Now, a study in Siliguri has revealed that the incidence is actually quite high among the urban population here, and suggests that lifestyle modifications are the need of the hour.
The study, conducted by Sukanta Mandal, a junior doctor in the community medicine department, North Bengal Medical College and Hospital, was presented at the recent state conference of the Indian Association of Preventive and Social Medicine held in Calcutta. It won the Prof. M. Ganguly Memorial Award for being the best researched paper.
Titled The Prevalence of Ischemic Heart Disease among the Urban Population of Siliguri, the study was conducted through systemic random sampling of 250 people aged above 40 years, selected from the voters’ list with name and address. The ischemic heart disease is a condition that leads to blockage of blood flow to or from the heart.
The candidates were interviewed with pre-tested semi-structured questionnaire and the necessary data collected and collated. The respondents were classified according to age, religion, occupation, sex, education, marital status, family income and habits like smoking and drinking.
“Besides these inputs, detailed lifestyle data like whether additional table salt is consumed, dietary habits and family history of hypertension, ischemic heart disease and diabetes were also collected,” Mandal said. Their blood pressure and ECG were tabulated.
The criteria for the diagnosis of ischemic heart disease were: (a) a history of angina or infarction and previously diagnosed disease; (b) an affirmative response to the questionnaire; and (c) ECG findings.
The study found that 29 persons, or 11.6 per cent of the population, had ischemic heart disease. “The percentage here is quite high compared to other urban centres, including metropolitan cities like Delhi,” Mandal said referring to the findings (see chart).

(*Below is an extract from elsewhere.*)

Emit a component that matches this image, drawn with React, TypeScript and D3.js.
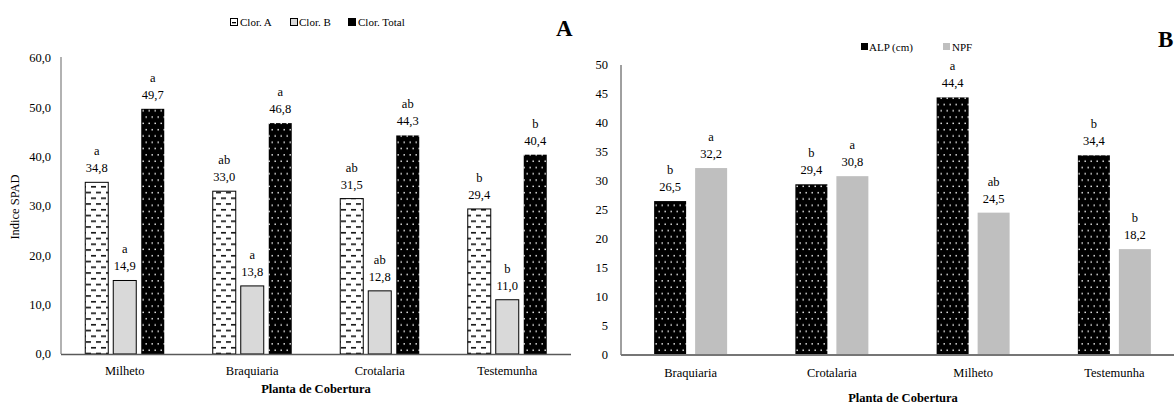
import React from "react";
import * as d3 from "d3";

// Panel A data
const catsA = ["Milheto", "Braquiaria", "Crotalaria", "Testemunha"];
const seriesA = ["Clor. A", "Clor. B", "Clor. Total"];
const clorA = [34.8, 33.0, 31.5, 29.4];
const clorB = [14.9, 13.8, 12.8, 11.0];
const clorT = [49.7, 46.8, 44.3, 40.4];
const letA_A = ["a", "ab", "ab", "b"];
const letA_B = ["a", "a", "ab", "b"];
const letA_T = ["a", "a", "ab", "b"];
const ticksA = [0, 10, 20, 30, 40, 50, 60];

// Panel B data
const catsB = ["Braquiaria", "Crotalaria", "Milheto", "Testemunha"];
const seriesB = ["ALP (cm)", "NPF"];
const alp = [26.5, 29.4, 44.4, 34.4];
const npf = [32.2, 30.8, 24.5, 18.2];
const letB_ALP = ["b", "b", "a", "b"];
const letB_NPF = ["a", "a", "ab", "b"];
const ticksB = [0, 5, 10, 15, 20, 25, 30, 35, 40, 45, 50];

const FONT = "Liberation Serif, DejaVu Serif, serif";
const fmt = (v: number) => v.toFixed(1).replace(".", ",");

export default function App() {
  const xA = d3.scaleBand<string>().domain(catsA).range([61, 571]).padding(0);
  const yA = d3.scaleLinear().domain([0, 60]).range([354, 58]);
  const innerA = d3.scaleBand<string>().domain(seriesA).range([-39.5, 39.5]).paddingInner(5 / 28).paddingOuter(0);
  const valsA = [clorA, clorB, clorT];
  const letsA = [letA_A, letA_B, letA_T];
  const fillsA = ["url(#dashPat)", "#d9d9d9", "url(#dotPat)"];
  const strokesA = ["#000", "#000", "none"];

  const xB = d3.scaleBand<string>().domain(catsB).range([620, 1185]).padding(0);
  const yB = d3.scaleLinear().domain([0, 50]).range([354.5, 65]);
  const innerB = d3.scaleBand<string>().domain(seriesB).range([-36.5, 36.5]).paddingInner(9 / 41).paddingOuter(0);
  const valsB = [alp, npf];
  const letsB = [letB_ALP, letB_NPF];
  const fillsB = ["url(#dotPat)", "#bfbfbf"];

  const ts = { fontFamily: FONT };

  return (
    <svg
      width={1174}
      height={408}
      style={{ position: "absolute", left: 0, top: 0, display: "block", background: "#fff", fontFamily: FONT }}
    >
      <defs>
        <pattern id="dashPat" patternUnits="userSpaceOnUse" width={10} height={11.5}>
          <rect width={10} height={11.5} fill="#fff" />
          <rect x={1} y={2} width={5} height={1.5} fill="#000" />
          <rect x={6} y={7.75} width={5} height={1.5} fill="#000" />
          <rect x={-4} y={7.75} width={5} height={1.5} fill="#000" />
        </pattern>
        <pattern id="dotPat" patternUnits="userSpaceOnUse" width={6} height={12.6}>
          <rect width={6} height={12.6} fill="#000" />
          <rect x={1.5} y={3} width={1.4} height={1.4} fill="#ffffff" />
          <rect x={4.5} y={9.3} width={1.4} height={1.4} fill="#ffffff" />
        </pattern>
      </defs>

      {/* ===== Panel A ===== */}
      <g fontSize={11} style={ts}>
        <rect x={230.5} y={18.5} width={7} height={7} fill="#fff" stroke="#000" strokeWidth={1} />
        <rect x={232} y={22} width={4} height={1.3} fill="#000" />
        <text x={240} y={26} style={ts}>{seriesA[0]}</text>
        <rect x={290.5} y={18.5} width={7} height={7} fill="#d9d9d9" stroke="#000" strokeWidth={1} />
        <text x={299} y={26} style={ts}>{seriesA[1]}</text>
        <rect x={348} y={18} width={8} height={8} fill="#000" />
        <text x={358} y={26} style={ts}>{seriesA[2]}</text>
      </g>
      <text x={556} y={36} fontSize={23} fontWeight="bold" style={ts}>A</text>

      <g fontSize={12.5} textAnchor="end">
        {ticksA.map((t) => (
          <text key={t} x={51} y={yA(t)} dy="0.35em" style={ts}>{fmt(t)}</text>
        ))}
      </g>
      <text transform={`translate(19,207) rotate(-90)`} textAnchor="middle" fontSize={12.5} style={ts}>
        Indice SPAD
      </text>

      {catsA.map((c, i) => (
        <g key={c}>
          {seriesA.map((s, j) => {
            const v = valsA[j][i];
            const x0 = xA(c)! + xA.bandwidth() / 2 + innerA(s)!;
            const w = innerA.bandwidth();
            const top = yA(v);
            return (
              <g key={s}>
                <rect x={x0} y={top} width={w} height={yA(0) - top} fill={fillsA[j]} stroke={strokesA[j]} strokeWidth={1} />
                <text x={x0 + w / 2} y={top - 10} textAnchor="middle" fontSize={12.5} style={ts}>{fmt(v)}</text>
                <text x={x0 + w / 2} y={top - 27} textAnchor="middle" fontSize={12.5} style={ts}>{letsA[j][i]}</text>
              </g>
            );
          })}
          <text x={xA(c)! + xA.bandwidth() / 2} y={375} textAnchor="middle" fontSize={12.5} style={ts}>{c}</text>
        </g>
      ))}
      <line x1={61} x2={61} y1={57} y2={354} stroke="#7f7f7f" strokeWidth={1.2} />
      <line x1={61} x2={571} y1={354.5} y2={354.5} stroke="#595959" strokeWidth={1.3} />
      <text x={316} y={393} textAnchor="middle" fontSize={12.5} fontWeight="bold" style={ts}>Planta de Cobertura</text>

      {/* ===== Panel B ===== */}
      <g fontSize={11}>
        <rect x={861} y={43} width={7} height={7} fill="#000" />
        <text x={869} y={51} style={ts}>{seriesB[0]}</text>
        <rect x={943} y={43} width={7} height={7} fill="#bfbfbf" />
        <text x={952} y={51} style={ts}>{seriesB[1]}</text>
      </g>
      <text x={1158} y={47} fontSize={23} fontWeight="bold" style={ts}>B</text>

      <g fontSize={12.5} textAnchor="end">
        {ticksB.map((t) => (
          <text key={t} x={608} y={yB(t)} dy="0.35em" style={ts}>{t}</text>
        ))}
      </g>

      {catsB.map((c, i) => (
        <g key={c}>
          {seriesB.map((s, j) => {
            const v = valsB[j][i];
            const x0 = xB(c)! + xB.bandwidth() / 2 + innerB(s)!;
            const w = innerB.bandwidth();
            const top = yB(v);
            return (
              <g key={s}>
                <rect x={x0} y={top} width={w} height={yB(0) - top} fill={fillsB[j]} />
                <text x={x0 + w / 2} y={top - 10} textAnchor="middle" fontSize={12.5} style={ts}>{fmt(v)}</text>
                <text x={x0 + w / 2} y={top - 27} textAnchor="middle" fontSize={12.5} style={ts}>{letsB[j][i]}</text>
              </g>
            );
          })}
          <text x={xB(c)! + xB.bandwidth() / 2} y={377} textAnchor="middle" fontSize={12.5} style={ts}>{c}</text>
        </g>
      ))}
      <line x1={621} x2={621} y1={65} y2={355} stroke="#404040" strokeWidth={1} />
      <line x1={621} x2={1174} y1={355} y2={355} stroke="#767676" strokeWidth={1.8} />
      <text x={903} y={402} textAnchor="middle" fontSize={12.5} fontWeight="bold" style={ts}>Planta de Cobertura</text>
    </svg>
  );
}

Only Trivandrum had a higher incidence of the disease.
The study shows that the rates are higher in men compared to women (13.5 vs 9.4 per cent) and coronary risk factors such as hypertension, obesity, smoking habit and sedentary lifestyle were prevalent among the study population.
Over the past decade, the disease has almost doubled in rural areas and increased nine-fold among urban people. “The findings indicate that coronary artery disease and coronary risk factors have become a major health problem due to decreased physical activity, increased serum cholesterol, blood pressure obesity and smoking,” Mandal said.